È ormai evidente che sia necessario un intervento che modifichi in modo sostanziale la politica delle migrazioni, strettamente connessa ad una questione giuridica primaria. Basterebbe un adeguamento del regolamento di Dublino II, che non è più in grado di rispondere alle attuali criticità.
Le norme sottoscritte con l’atto 343 del 2003 impediscono agli immigrati, qualora identificati in Italia, di lasciare il nostro Paese.
Se l’obiettivo del legislatore europeo era quello di evitare che i richiedenti asilo fossero inviati da un paese all’altro dell’Unione, nella situazione emergenziale che stiamo vivendo negli ultimi anni l’onere dell’ingresso di profughi dall’Africa e dal Medio Oriente non può essere a carico esclusivo del primo punto di approdo.
Bisogna affrontare seriamente la questione, con un approccio europeo integrato. L’Ue deve reagire unitariamente. È in una maggiore cooperazione la chiave di volta idonea a modificare iniziative finora inconcludenti.
Un intervento che possa produrre effetti concreti non può, però, limitare il proprio raggio d’azione al contesto europeo.
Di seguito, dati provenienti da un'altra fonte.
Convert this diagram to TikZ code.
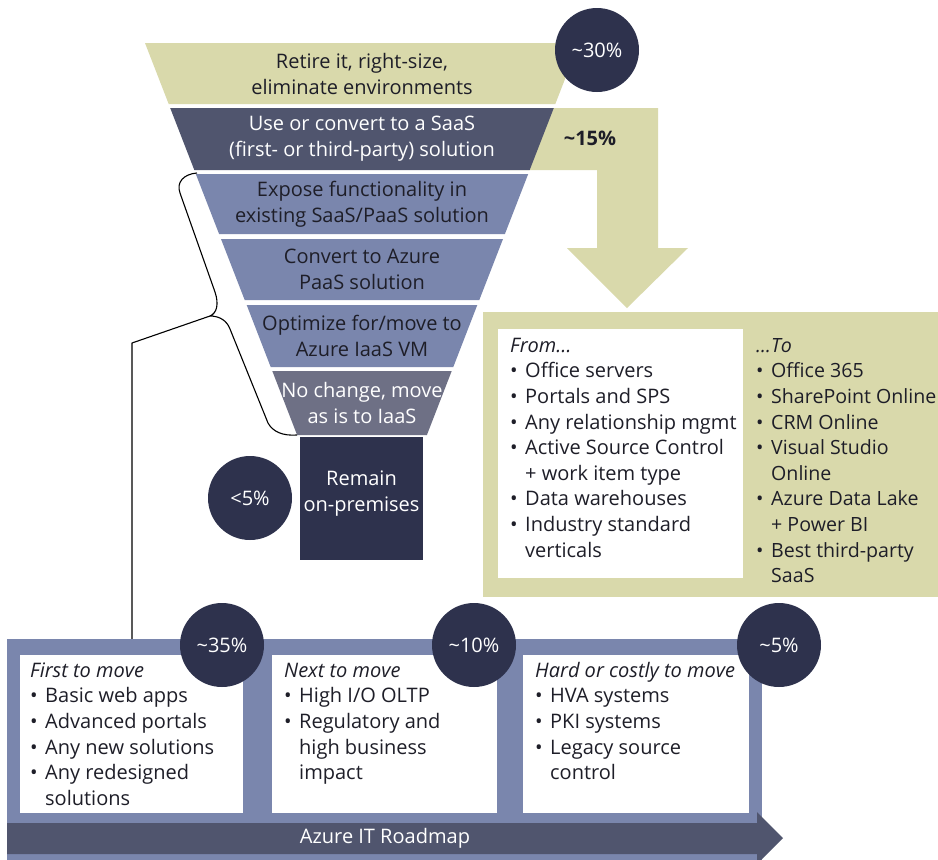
\documentclass[tikz,border=0pt]{standalone}
\usepackage{fontspec}
\setmainfont{Open Sans}
\definecolor{khaki}{HTML}{D9D9AB}
\definecolor{slate}{HTML}{50556E}
\definecolor{navy}{HTML}{2E324D}
\definecolor{periw}{HTML}{7A86AD}
\definecolor{grayband}{HTML}{6E7085}
\definecolor{ink}{HTML}{1E1E28}
\newcommand\itm[1]{\makebox[15pt][l]{\textbullet}#1}
\newcommand\cnt[1]{\hspace*{15pt}#1}
\newcommand\fstrut{\rule{0pt}{16pt}}
\begin{document}
\begin{tikzpicture}[x=1pt,y=-1pt,
  every node/.style={inner sep=0pt},
  blabel/.style={align=center, font=\fontsize{20}{26}\selectfont},
  pct/.style={circle, fill=navy, minimum size=84pt, text=white, font=\fontsize{20}{24}\selectfont},
  lst/.style={align=left, anchor=north west, text=ink, font=\fontsize{20}{25.6}\selectfont},
  brace/.style={draw=black, line width=1.1pt, line join=round}]
\useasboundingbox (0,0) rectangle (938,860);
\fill[white] (0,0) rectangle (938,860);

% khaki L arrow
\fill[khaki] (500,108) -- (658,108) -- (658,248) -- (688,248) -- (627,308) -- (567,248) -- (597,248) -- (597,170) -- (500,170) -- cycle;

% funnel bands
\fill[khaki] (145,43) -- (579,43) -- (555.3,104) -- (168.7,104) -- cycle;
\fill[slate] (170.2,108) -- (553.8,108) -- (529.7,170) -- (194.3,170) -- cycle;
\fill[periw] (195.8,174) -- (528.2,174) -- (504.9,234) -- (219.1,234) -- cycle;
\fill[periw] (221.0,239) -- (503.0,239) -- (479.3,300) -- (244.7,300) -- cycle;
\fill[periw] (246.7,305) -- (477.3,305) -- (453.3,367) -- (270.7,367) -- cycle;
\fill[grayband] (272.3,371) -- (451.7,371) -- (426.9,435) -- (297.1,435) -- cycle;
\fill[navy] (300,437) rectangle (423,560);

\node[blabel, text=ink] (t1) at (362,73.5) {Retire it, right-size,\\eliminate environments};
\node[blabel, text=white] (t2) at (362,139) {Use or convert to a SaaS\\(first- or third-party) solution};
\node[blabel, text=ink] (t3) at (362,204) {Expose functionality in\\existing SaaS/PaaS solution};
\node[blabel, text=ink] (t4) at (362,269.5) {Convert to Azure\\PaaS solution};
\node[blabel, text=ink] (t5) at (362,336) {Optimize for/move to\\Azure IaaS VM};
\node[blabel, text=white] (t6) at (362,403) {No change, move\\as is to IaaS};
\node[blabel, text=white] (t7) at (361.5,494) {Remain\\on-premises};

\node[pct] (c30) at (597,50) {\textasciitilde30\%};
\node[text=ink, font=\fontsize{20}{24}\selectfont\bfseries] (q15) at (590,138) {\textasciitilde15\%};
\node[pct] (c5) at (250,498) {\textless5\%};

% from/to box
\fill[khaki] (483,312) rectangle (938,597);
\fill[white] (498,329) rectangle (743,578);
\node[lst] (from) at (510,336) {\fstrut\textit{From…}\\\itm{Office servers}\\\itm{Portals and SPS}\\\itm{Any relationship mgmt}\\\itm{Active Source Control}\\\cnt{+ work item type}\\\itm{Data warehouses}\\\itm{Industry standard}\\\cnt{verticals}};
\node[lst, font=\fontsize{19.6}{25.6}\selectfont] (to) at (756,336) {\fstrut\textit{…To}\\\itm{Office 365}\\\itm{SharePoint Online}\\\itm{CRM Online}\\\itm{Visual Studio}\\\cnt{Online}\\\itm{Azure Data Lake}\\\cnt{+ Power BI}\\\itm{Best third-party}\\\cnt{SaaS}};

% bracket
\coordinate (btop) at (197,173);
\coordinate (btip) at (210,316);
\coordinate (bbot) at (297,435);
\coordinate (bend) at (132,343);
\coordinate (bfoot) at (132,639);
\draw[brace] (btop) .. controls (184,174) and (176,182) .. (180,193) -- (215,292) .. controls (219,304) and (217,313) .. (btip) .. controls (220,316) and (227,321) .. (230,329) -- (268,423) .. controls (273,432) and (283,436) .. (bbot);
\draw[brace] (btip) -- (bend) -- (bfoot);

% roadmap
\fill[periw] (7,639) rectangle (762,860);
\fill[white] (20,655) rectangle (243,813);
\fill[white] (272,655) rectangle (497,813);
\fill[white] (523,655) rectangle (749,813);
\fill[slate] (7,823) -- (757,823) -- (757,812) -- (783,838) -- (757,864) -- (757,854) -- (7,854) -- cycle;
\node[text=white, font=\fontsize{20}{24}\selectfont] (road) at (385,838) {Azure IT Roadmap};

\node[lst] (b1) at (30,661) {\fstrut\textit{First to move}\\\itm{Basic web apps}\\\itm{Advanced portals}\\\itm{Any new solutions}\\\itm{Any redesigned}\\\cnt{solutions}};
\node[lst] (b2) at (284,661) {\fstrut\textit{Next to move}\\\itm{High I/O OLTP}\\\itm{Regulatory and}\\\cnt{high business}\\\cnt{impact}};
\node[lst] (b3) at (535,661) {\fstrut\textit{Hard or costly to move}\\\itm{HVA systems}\\\itm{PKI systems}\\\itm{Legacy source}\\\cnt{control}};

\node[pct] (c35) at (222,645) {\textasciitilde35\%};
\node[pct] (c10) at (474,645) {\textasciitilde10\%};
\node[pct] (c5b) at (779,645) {\textasciitilde5\%};
\end{tikzpicture}
\end{document}
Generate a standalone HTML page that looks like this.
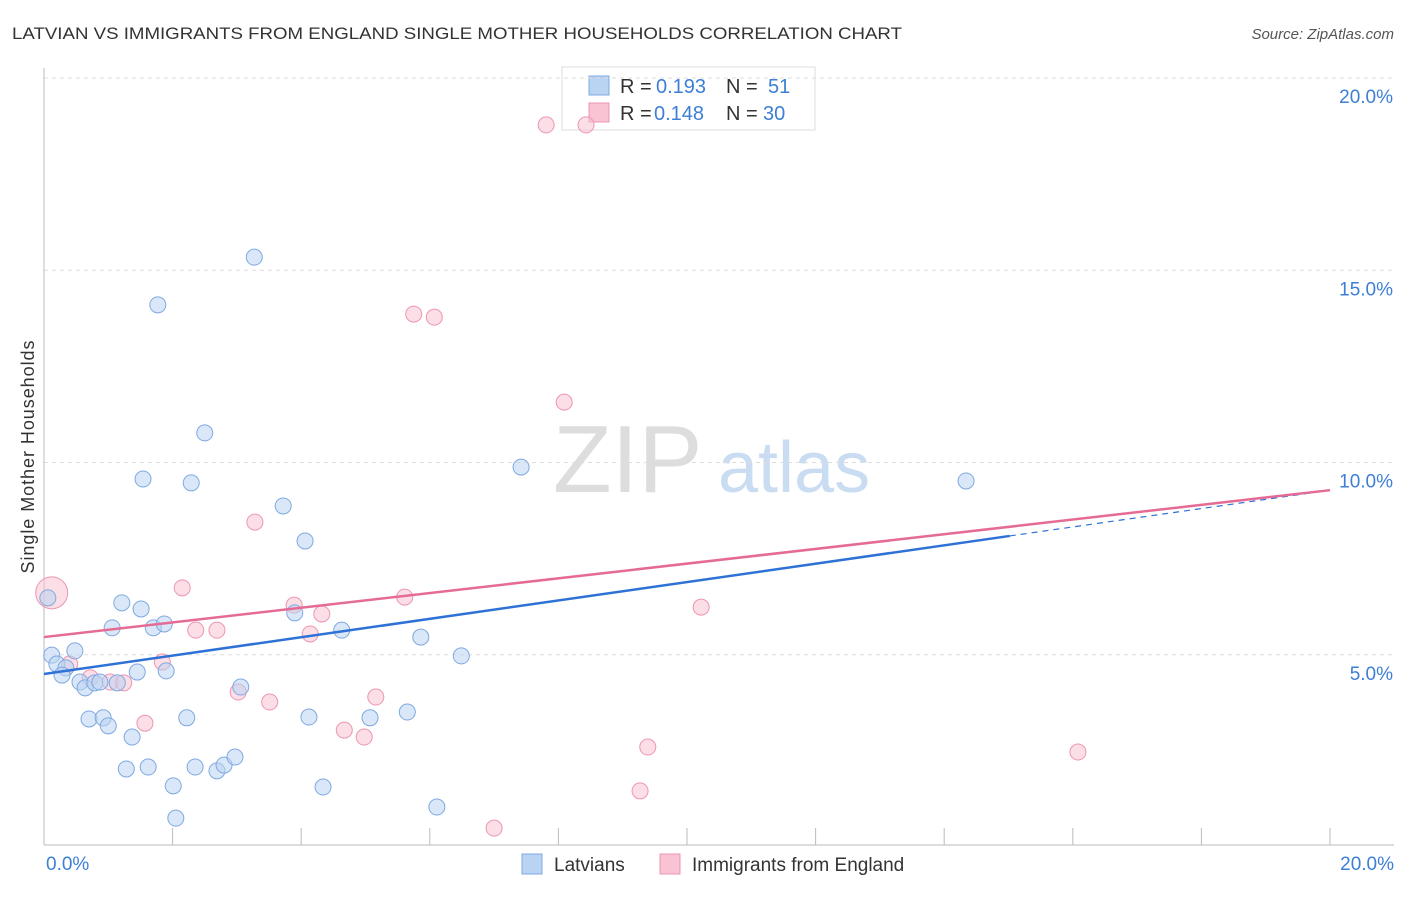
<!DOCTYPE html>
<html><head><meta charset="utf-8"><style>
body{margin:0;background:#fff;font-family:"Liberation Sans",sans-serif;}
svg text{font-family:"Liberation Sans",sans-serif;}
</style></head><body>
<svg id="c" width="1406" height="892">
<text x="12" y="39" font-size="17" fill="#333" textLength="890" lengthAdjust="spacingAndGlyphs">LATVIAN VS IMMIGRANTS FROM ENGLAND SINGLE MOTHER HOUSEHOLDS CORRELATION CHART</text>
<text x="1394" y="39" font-size="15" fill="#555" font-style="italic" text-anchor="end">Source: ZipAtlas.com</text>
<text x="34" y="457" font-size="18" fill="#333" transform="rotate(-90 34 457)" text-anchor="middle" textLength="233">Single Mother Households</text>
<text x="553" y="492" font-size="96" fill="#ddd" font-family="Liberation Serif">ZIP</text>
<text x="718" y="492" font-size="72" fill="#c9dcf2">atlas</text>
<g>
<rect x="562" y="67" width="253" height="63" fill="#fff" stroke="#ddd"/>
<rect x="589" y="76" width="20" height="19" fill="#b9d3f3" stroke="#7fa9e0"/>
<rect x="589" y="103" width="20" height="19" fill="#f9c3d3" stroke="#ec96b0"/>
<text y="93" font-size="20" fill="#333"><tspan x="620">R =</tspan><tspan x="656" fill="#3d7fd6">0.193</tspan><tspan x="726">N =</tspan><tspan x="768" fill="#3d7fd6">51</tspan></text>
<text y="120" font-size="20" fill="#333"><tspan x="620">R =</tspan><tspan x="654" fill="#3d7fd6">0.148</tspan><tspan x="726">N =</tspan><tspan x="763" fill="#3d7fd6">30</tspan></text>
</g>
<g id="grid"></g><g id="marks"></g>
<g>
<rect x="522" y="854" width="20" height="20" fill="#b9d3f3" stroke="#7fa9e0"/>
<text x="554" y="871" font-size="19" fill="#333">Latvians</text>
<rect x="660" y="854" width="20" height="20" fill="#f9c3d3" stroke="#ec96b0"/>
<text x="692" y="871" font-size="19" fill="#333">Immigrants from England</text>
</g>
</svg>
<script>
const yTicks=[5,10,15,20];
const yTickLabels=["5.0%","10.0%","15.0%","20.0%"];
const xLabels=["0.0%","20.0%"];
const blueX=[3.27,1.77,2.50,1.54,2.29,7.42,14.34,3.72,4.06,1.21,1.51,1.70,1.87,1.06,3.90,4.63,5.86,6.49,0.12,0.20,0.48,0.34,0.28,0.56,0.64,0.79,0.87,1.14,1.45,1.90,3.06,0.70,0.92,1.00,2.22,4.12,5.07,5.65,1.37,1.28,1.62,2.35,2.69,2.80,2.97,2.01,4.34,6.11,2.05,0.06];
const blueY=[15.34,14.10,10.77,9.57,9.47,9.88,9.52,8.87,7.96,6.35,6.19,5.70,5.80,5.70,6.09,5.64,5.46,4.97,4.99,4.76,5.10,4.66,4.47,4.29,4.14,4.27,4.29,4.27,4.55,4.58,4.16,3.33,3.36,3.15,3.36,3.38,3.36,3.51,2.86,2.03,2.08,2.08,1.98,2.13,2.34,1.59,1.56,1.04,0.75,6.48];
const pinkX=[7.81,8.43,5.75,6.07,8.09,3.28,2.15,3.89,4.32,5.61,10.22,2.36,2.69,4.14,1.84,0.40,0.72,1.03,1.24,3.02,3.51,5.16,1.57,4.67,4.98,9.39,16.08,9.27,7.00,0.12];
const pinkY=[18.78,18.78,13.86,13.78,11.57,8.45,6.74,6.29,6.06,6.50,6.24,5.64,5.64,5.54,4.81,4.76,4.40,4.29,4.27,4.03,3.77,3.90,3.22,3.04,2.86,2.60,2.47,1.46,0.49,6.61];
const blueTrend=[4.50,8.09,9.28]; const blueTrendX=[0,15.02,20];
const pinkTrend=[5.46,9.28];
const X=v=>44+v*64.3, Y=v=>847-v*38.45;
const NS="http://www.w3.org/2000/svg";
function mk(t,a,p){const e=document.createElementNS(NS,t);for(const k in a)e.setAttribute(k,a[k]);p.appendChild(e);return e;}
const g=document.getElementById('grid'), m=document.getElementById('marks');
yTicks.forEach((t,i)=>{
 const l=mk('line',{x1:44,x2:1394,y1:Y(t),y2:Y(t),stroke:'#ddd','stroke-dasharray':'4,4'},g);
 
 
 const tx=mk('text',{x:1393,y:Y(t)+25,'font-size':19,fill:'#3d7fd6','text-anchor':'end'},g);
 tx.textContent=yTickLabels[i];
 
 
});
const ax=mk('line',{x1:44,x2:44,y1:68,y2:845,stroke:'#bbb'},g);


const bx=mk('line',{x1:44,x2:1394,y1:845,y2:845,stroke:'#bbb'},g);


for(let i=0;i<=10;i++){
 const t=mk('line',{x1:X(i*2),x2:X(i*2),y1:828,y2:845,stroke:'#bbb'},g);
 
 
}
[[0,'start',46],[20,'end',1394]].forEach((d,i)=>{
 const tx=mk('text',{x:d[2],y:870,'font-size':19,fill:'#3d7fd6','text-anchor':d[1]},g);
 tx.textContent=xLabels[i];
 
 
});
function dots(xs,ys,fill,stroke,name){
 xs.forEach((x,i)=>{
  const big=(i===xs.length-1&&name==='england-point');
  const c=mk('circle',{cx:X(x),cy:Y(ys[i]),r:big?16:8,fill:fill,'fill-opacity':0.55,stroke:stroke,'stroke-width':1},m);
  
  
 });
}
dots(pinkX,pinkY,'#f9c3d3','#ec96b0','england-point');
dots(blueX,blueY,'#b9d3f3','#7fa9e0','latvian-point');
const bl=mk('line',{x1:X(blueTrendX[0]),y1:Y(blueTrend[0]),x2:X(blueTrendX[1]),y2:Y(blueTrend[1]),stroke:'#2f72d6','stroke-width':2.5},m);


const bd=mk('line',{x1:X(blueTrendX[1]),y1:Y(blueTrend[1]),x2:X(blueTrendX[2]),y2:Y(blueTrend[2]),stroke:'#2f72d6','stroke-width':1.2,'stroke-dasharray':'6,5'},m);


const pl=mk('line',{x1:X(0),y1:Y(pinkTrend[0]),x2:X(20),y2:Y(pinkTrend[1]),stroke:'#e56b95','stroke-width':2.5},m);


</script>
</body></html>
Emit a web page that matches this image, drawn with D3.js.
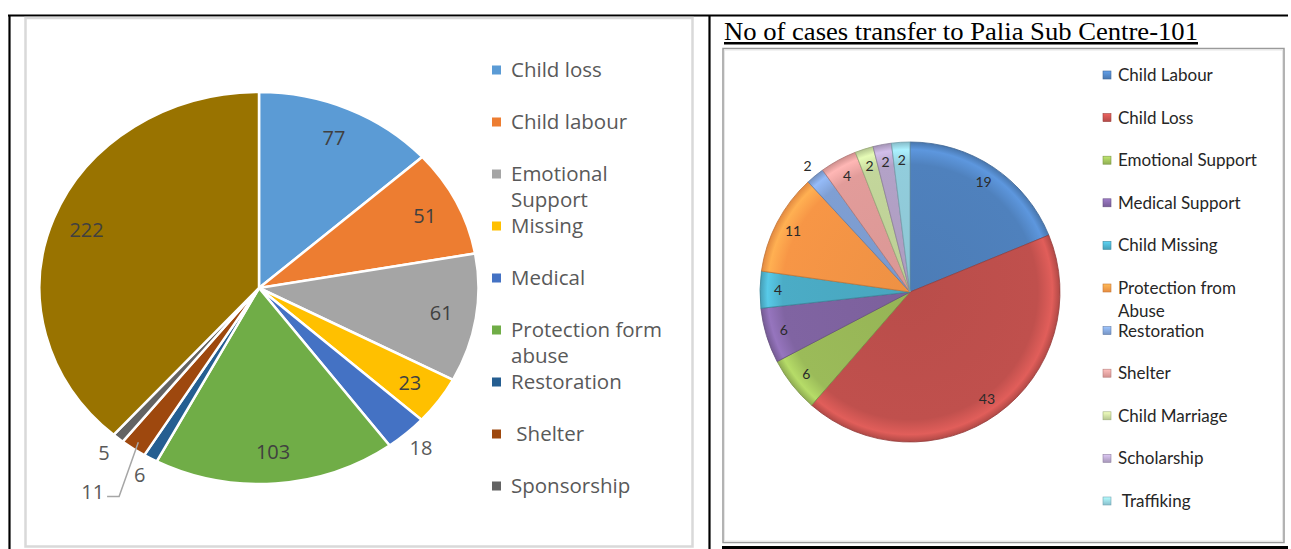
<!DOCTYPE html>
<html><head><meta charset="utf-8">
<script src="https://cdn.jsdelivr.net/npm/d3@7"></script>
<style>body{margin:0;background:#fff}svg{display:block}</style>
</head><body>
<svg id="c" width="1291" height="549"></svg>
<script>
// ---------- data ----------
const leftCategories = ["Child loss","Child labour","Emotional Support","Missing","Medical","Protection form abuse","Restoration"," Shelter","Sponsorship","Other"];
const leftValues = [77,51,61,23,18,103,6,11,5,222];
const leftColors = ["#5B9BD5","#ED7D31","#A5A5A5","#FFC000","#4472C4","#70AD47","#255E91","#9E480E","#636363","#997300"];
const leftLegendCount = 9; // the last entry is cut off by the frame

const rightTitle = "No of cases transfer to Palia Sub Centre-101";
const rightCategories = ["Child Labour","Child Loss","Emotional Support","Medical Support","Child Missing","Protection from Abuse","Restoration","Shelter","Child Marriage","Scholarship"," Traffiking"];
const rightValues = [19,43,6,6,4,11,2,4,2,2,2];
const rightColors = ["#4F81BD","#C0504D","#9BBB59","#8064A2","#4BACC6","#F79646","#7F9FD3","#E29C9A","#C3D69B","#B3A2C7","#92CDDC"];
const rightOutsideLabels = ["Restoration"];

// ---------- frame ----------
const svg = d3.select("#c");
svg.append("line").attr("x1",8).attr("x2",1288).attr("y1",15.5).attr("y2",15.5).attr("stroke","#000").attr("stroke-width",2.2);
svg.append("line").attr("x1",9.5).attr("x2",9.5).attr("y1",15).attr("y2",549).attr("stroke","#000").attr("stroke-width",2.2);
svg.append("line").attr("x1",709.5).attr("x2",709.5).attr("y1",15).attr("y2",549).attr("stroke","#000").attr("stroke-width",2.2);
svg.append("line").attr("x1",722).attr("x2",1288).attr("y1",547.5).attr("y2",547.5).attr("stroke","#000").attr("stroke-width",3);
svg.append("rect").attr("x",25.5).attr("y",18).attr("width",667).attr("height",528.5)
  .attr("fill","none").attr("stroke","#d9d9d9").attr("stroke-width",2.5);

// ---------- left pie ----------
const cxL = 259, cyL = 288, rL = 196, sx = 1.12;
const pie = d3.pie().sort(null).value(d => d.v);
const leftData = leftCategories.map((c,i)=>({c, v:leftValues[i], col:leftColors[i]}));
const arcsL = pie(leftData);
const totalL = d3.sum(leftValues);
const arcL = d3.arc().innerRadius(0).outerRadius(rL);
const gL = svg.append("g").attr("transform",`translate(${cxL},${cyL}) scale(${sx},1)`);
gL.selectAll("path").data(arcsL).join("path")
  .attr("d", arcL).attr("fill", d => d.data.col)
  .attr("stroke","#fff").attr("stroke-width",2.5).attr("vector-effect","non-scaling-stroke");

const posL = (a, rad) => [cxL + sx*rad*Math.sin(a), cyL - rad*Math.cos(a)];
const labelFontL = "'Open Sans', sans-serif";
let lastOutsideAngle = -10;
arcsL.forEach(d => {
  const mid = (d.startAngle + d.endAngle)/2;
  const inside = d.data.v/totalL >= 0.035;
  if (inside) {
    const [x,y] = posL(mid, rL*0.84);
    svg.append("text").attr("x",x).attr("y",y).attr("dy","0.35em").attr("text-anchor","middle")
      .attr("font-family",labelFontL).attr("font-size",20).attr("fill","#404040").text(d.data.v);
  } else {
    const crowded = (mid - lastOutsideAngle) < 0.12;
    if (!crowded) {
      lastOutsideAngle = mid;
      const [x,y] = posL(mid, rL*1.1);
      svg.append("text").attr("x",x).attr("y",y).attr("dy","0.35em").attr("text-anchor","middle")
        .attr("font-family",labelFontL).attr("font-size",20).attr("fill","#595959").text(d.data.v);
    } else {
      const [ex,ey] = posL(mid, rL*0.96);
      const [bx,by] = posL(mid - 0.07, rL*1.24);
      svg.append("polyline").attr("points",`${ex},${ey} ${bx},${by} ${bx-12},${by}`)
        .attr("fill","none").attr("stroke","#a6a6a6").attr("stroke-width",1.5);
      svg.append("text").attr("x",bx-15).attr("y",by-4).attr("dy","0.35em").attr("text-anchor","end")
        .attr("font-family",labelFontL).attr("font-size",20).attr("fill","#595959").text(d.data.v);
    }
  }
});

// left legend
function wrapWords(text, maxW, font) {
  const ctx = document.createElement("canvas").getContext("2d");
  ctx.font = font;
  const words = text.trim().split(" ");
  const lines = []; let cur = "";
  words.forEach(w => {
    const t = cur ? cur + " " + w : w;
    if (ctx.measureText(t).width > maxW && cur) { lines.push(cur); cur = w; } else cur = t;
  });
  lines.push(cur);
  if (text.startsWith(" ")) lines[0] = " " + lines[0];
  return lines;
}
const legL = svg.append("g");
leftData.slice(0, leftLegendCount).forEach((d,i) => {
  const y = 70 + i*52;
  legL.append("rect").attr("x",492).attr("y",y-4.5).attr("width",9).attr("height",9).attr("fill",d.col);
  const lines = wrapWords(d.c, 168, "20.5px 'Open Sans'");
  const t = legL.append("text").attr("x",511).attr("y",y)
    .attr("font-family",labelFontL).attr("font-size",20.5).attr("fill","#595959")
    .style("white-space","pre");
  lines.forEach((ln,j) => t.append("tspan").attr("x",511).attr("dy", j===0 ? "0.35em" : 26).text(ln));
});

// ---------- right panel ----------
svg.append("text").attr("x",724).attr("y",40).attr("font-family","'Liberation Serif','Times New Roman',serif")
  .attr("font-size",25).attr("fill","#000").attr("text-decoration","underline")
  .attr("textLength",474).attr("lengthAdjust","spacingAndGlyphs").text(rightTitle);
svg.append("rect").attr("x",723).attr("y",48.5).attr("width",561).attr("height",494)
  .attr("fill","#fff").attr("stroke","#9a9a9a").attr("stroke-width",1.5);
svg.append("rect").attr("x",724.5).attr("y",50).attr("width",558).attr("height",491)
  .attr("fill","none").attr("stroke","#e6e6e6").attr("stroke-width",1);

const cxR = 910, cyR = 292, rR = 150;
const rightData = rightCategories.map((c,i)=>({c, v:rightValues[i], col:rightColors[i]}));
const arcsR = pie(rightData);
const defs = svg.append("defs");
rightData.forEach((d,i) => {
  const g = defs.append("radialGradient").attr("id","rg"+i).attr("gradientUnits","userSpaceOnUse")
    .attr("cx",0).attr("cy",0).attr("r",rR);
  const c = d3.color(d.col);
  g.append("stop").attr("offset","0%").attr("stop-color",c.darker(0.1));
  g.append("stop").attr("offset","85%").attr("stop-color",c);
  g.append("stop").attr("offset","95%").attr("stop-color",c.brighter(0.45));
  g.append("stop").attr("offset","100%").attr("stop-color",c.darker(0.25));
  const lg = defs.append("linearGradient").attr("id","lg"+i).attr("x1",0).attr("y1",0).attr("x2",0).attr("y2",1);
  lg.append("stop").attr("offset","0%").attr("stop-color",c.brighter(0.6));
  lg.append("stop").attr("offset","100%").attr("stop-color",c.darker(0.2));
});
const arcR = d3.arc().innerRadius(0).outerRadius(rR);
const gR = svg.append("g").attr("transform",`translate(${cxR},${cyR})`);
gR.selectAll("path").data(arcsR).join("path")
  .attr("d",arcR).attr("fill",(d,i)=>`url(#rg${i})`)
  .attr("stroke",d=>d3.color(d.data.col).darker(0.7)).attr("stroke-width",0.8);

arcsR.forEach(d => {
  const mid = (d.startAngle + d.endAngle)/2;
  const outside = rightOutsideLabels.includes(d.data.c);
  const rad = outside ? rR*1.08 : rR*0.88;
  svg.append("text").attr("x",cxR + rad*Math.sin(mid)).attr("y",cyR - rad*Math.cos(mid)).attr("dy","0.35em")
    .attr("text-anchor","middle").attr("font-family","Lato, sans-serif").attr("font-size",14)
    .attr("fill","#2a2a2a").text(d.data.v);
});

const legR = svg.append("g");
rightData.forEach((d,i) => {
  const y = 75 + i*42.6;
  legR.append("rect").attr("x",1103).attr("y",y-4).attr("width",8).attr("height",8)
    .attr("fill",`url(#lg${i})`).attr("stroke",d3.color(d.col).darker(0.6)).attr("stroke-width",0.6);
  const lines = wrapWords(d.c, 158, "17px Lato");
  const t = legR.append("text").attr("x",1118).attr("y",y)
    .attr("font-family","Lato, sans-serif").attr("font-size",17).attr("fill","#262626")
    .style("white-space","pre");
  lines.forEach((ln,j) => t.append("tspan").attr("x",1118).attr("dy", j===0 ? "0.35em" : 23).text(ln));
});
</script>
</body></html>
E il processo di Khartoum, iniziativa euro-africana lanciata dalla conferenza di Roma del 28 novembre che coinvolge paesi africani ed europei, con la regia della Farnesina e del vice ministro Lapo Pistelli, è un primo passo verso questa direzione.
Affiancare alle soluzioni politiche e giuridiche europee un programma strutturato, che coinvolgendo anche autorità internazionali punti alla formazione di corridoi umanitari in Africa, è una prima efficace risposta a un fenomeno sempre più drammatico.
Nella speranza che tali misure pongano un freno alla dolorosa pratica del recupero dei cadaveri in mare.